++++ Dataset excerpt
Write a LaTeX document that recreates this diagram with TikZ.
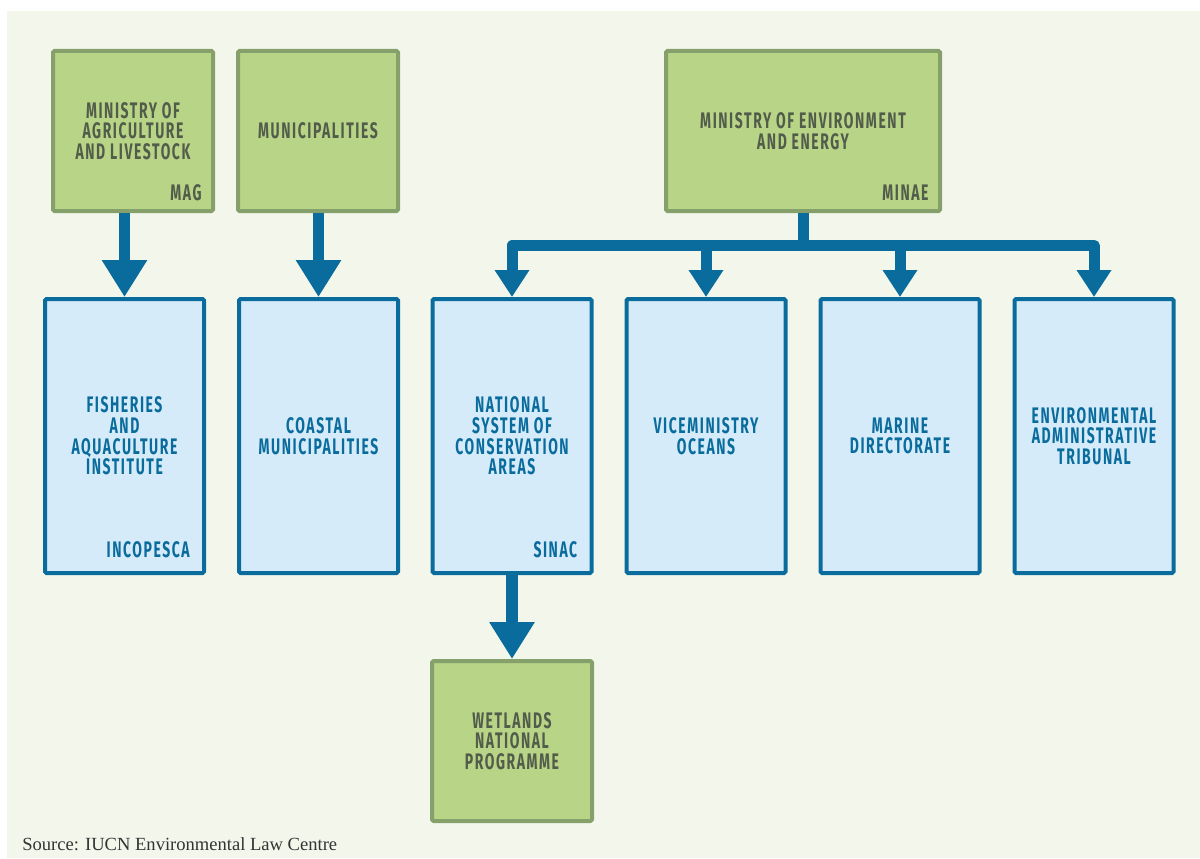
\documentclass[tikz,border=0pt]{standalone}
\usepackage{fontspec}
\setmainfont{Liberation Serif}
\newfontfamily\chartfont[FakeStretch=0.62,LetterSpace=7]{Fira Sans}
\usetikzlibrary{arrows.meta}
\definecolor{paper}{HTML}{F3F7EB}
\definecolor{greenfill}{HTML}{B8D486}
\definecolor{greenline}{HTML}{86A06B}
\definecolor{greentext}{HTML}{525C4B}
\definecolor{bluefill}{HTML}{D5EBF9}
\definecolor{flow}{HTML}{0A6C9D}
\begin{document}
\begin{tikzpicture}
[level distance=7.625cm,
 box/.style={rectangle,rounded corners=1pt,line width=0.1cm,align=center,
   font=\chartfont\bfseries\fontsize{16}{14.7}\selectfont},
 greenbox/.style={box,draw=greenline,fill=greenfill,text=greentext,
   minimum width=4cm,minimum height=4cm},
 bluebox/.style={box,draw=flow,fill=bluefill,text=flow,
   minimum width=3.975cm,minimum height=6.85cm},
 greentag/.style={label={[anchor=south east,inner sep=0pt,xshift=-0.33cm,yshift=0.3cm,
   text=greentext,font=\chartfont\bfseries\fontsize{16}{14.7}\selectfont]south east:#1}},
 bluetag/.style={label={[anchor=south east,inner sep=0pt,xshift=-0.4cm,yshift=0.42cm,
   text=flow,font=\chartfont\bfseries\fontsize{16}{14.7}\selectfont]south east:#1}},
 bigarrow/.style={draw=flow,line width=0.29cm,-{Triangle[width=1.075cm,length=0.925cm]}},
 busarrow/.style={draw=flow,line width=0.275cm,line join=round,
   -{Triangle[width=0.825cm,length=0.675cm]}}]
\useasboundingbox (0,0) rectangle (30,-21.45);
\fill[paper] (0.175,-0.275) rectangle (30,-21.45);

\node[greenbox,greentag=MAG] (mag) at (3.325,-3.275) {MINISTRY OF\\AGRICULTURE\\AND LIVESTOCK}
  [edge from parent/.style={bigarrow},
   edge from parent path={(\tikzparentnode.south -| \tikzchildnode.north) -- (\tikzchildnode.north)}]
  child[xshift=-0.2125cm] {node[bluebox,bluetag=INCOPESCA] (incopesca) {FISHERIES\\AND\\AQUACULTURE\\INSTITUTE}};

\node[greenbox] (municipalities) at (7.95,-3.275) {MUNICIPALITIES}
  [edge from parent/.style={bigarrow},
   edge from parent path={(\tikzparentnode.south -| \tikzchildnode.north) -- (\tikzchildnode.north)}]
  child[xshift=0.0125cm] {node[bluebox] (coastal) {COASTAL\\MUNICIPALITIES}};

\node[greenbox,greentag=MINAE,minimum width=6.85cm] (minae) at (20.075,-3.275) {MINISTRY OF ENVIRONMENT\\AND ENERGY}
  [sibling distance=4.85cm,
   edge from parent/.style={busarrow},
   edge from parent path={(\tikzparentnode.south) -- ++(0,-0.81) -| (\tikzchildnode.north)}]
  child {node[bluebox,bluetag=SINAC] (sinac) {NATIONAL\\SYSTEM OF\\CONSERVATION\\AREAS}
    child[edge from parent/.style={bigarrow},
      edge from parent path={(\tikzparentnode.south) -- (\tikzchildnode.north)}]
      {node[greenbox] (wetlands) {WETLANDS\\NATIONAL\\PROGRAMME}}
  }
  child {node[bluebox] (viceministry) {VICEMINISTRY\\OCEANS}}
  child {node[bluebox] (marine) {MARINE\\DIRECTORATE}}
  child {node[bluebox] (tribunal) {ENVIRONMENTAL\\ADMINISTRATIVE\\TRIBUNAL}};

\node[anchor=base west,inner sep=0pt,text=black!80,font=\fontsize{13.2}{15}\selectfont] (source)
  at (0.55,-21.25) {Source: IUCN Environmental Law Centre};
\end{tikzpicture}
\end{document}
++++++++
Return nothing but the lines running from the start of the data to the line with "(0.175,-0.275) rectangle (30,-21.45);", please, both ends included and no pictures.

Task solution.
Write a LaTeX document that recreates this diagram with TikZ.
\documentclass[tikz,border=0pt]{standalone}
\usepackage{fontspec}
\setmainfont{Liberation Serif}
\newfontfamily\chartfont[FakeStretch=0.62,LetterSpace=7]{Fira Sans}
\usetikzlibrary{arrows.meta}
\definecolor{paper}{HTML}{F3F7EB}
\definecolor{greenfill}{HTML}{B8D486}
\definecolor{greenline}{HTML}{86A06B}
\definecolor{greentext}{HTML}{525C4B}
\definecolor{bluefill}{HTML}{D5EBF9}
\definecolor{flow}{HTML}{0A6C9D}
\begin{document}
\begin{tikzpicture}
[level distance=7.625cm,
 box/.style={rectangle,rounded corners=1pt,line width=0.1cm,align=center,
   font=\chartfont\bfseries\fontsize{16}{14.7}\selectfont},
 greenbox/.style={box,draw=greenline,fill=greenfill,text=greentext,
   minimum width=4cm,minimum height=4cm},
 bluebox/.style={box,draw=flow,fill=bluefill,text=flow,
   minimum width=3.975cm,minimum height=6.85cm},
 greentag/.style={label={[anchor=south east,inner sep=0pt,xshift=-0.33cm,yshift=0.3cm,
   text=greentext,font=\chartfont\bfseries\fontsize{16}{14.7}\selectfont]south east:#1}},
 bluetag/.style={label={[anchor=south east,inner sep=0pt,xshift=-0.4cm,yshift=0.42cm,
   text=flow,font=\chartfont\bfseries\fontsize{16}{14.7}\selectfont]south east:#1}},
 bigarrow/.style={draw=flow,line width=0.29cm,-{Triangle[width=1.075cm,length=0.925cm]}},
 busarrow/.style={draw=flow,line width=0.275cm,line join=round,
   -{Triangle[width=0.825cm,length=0.675cm]}}]
\useasboundingbox (0,0) rectangle (30,-21.45);
\fill[paper] (0.175,-0.275) rectangle (30,-21.45);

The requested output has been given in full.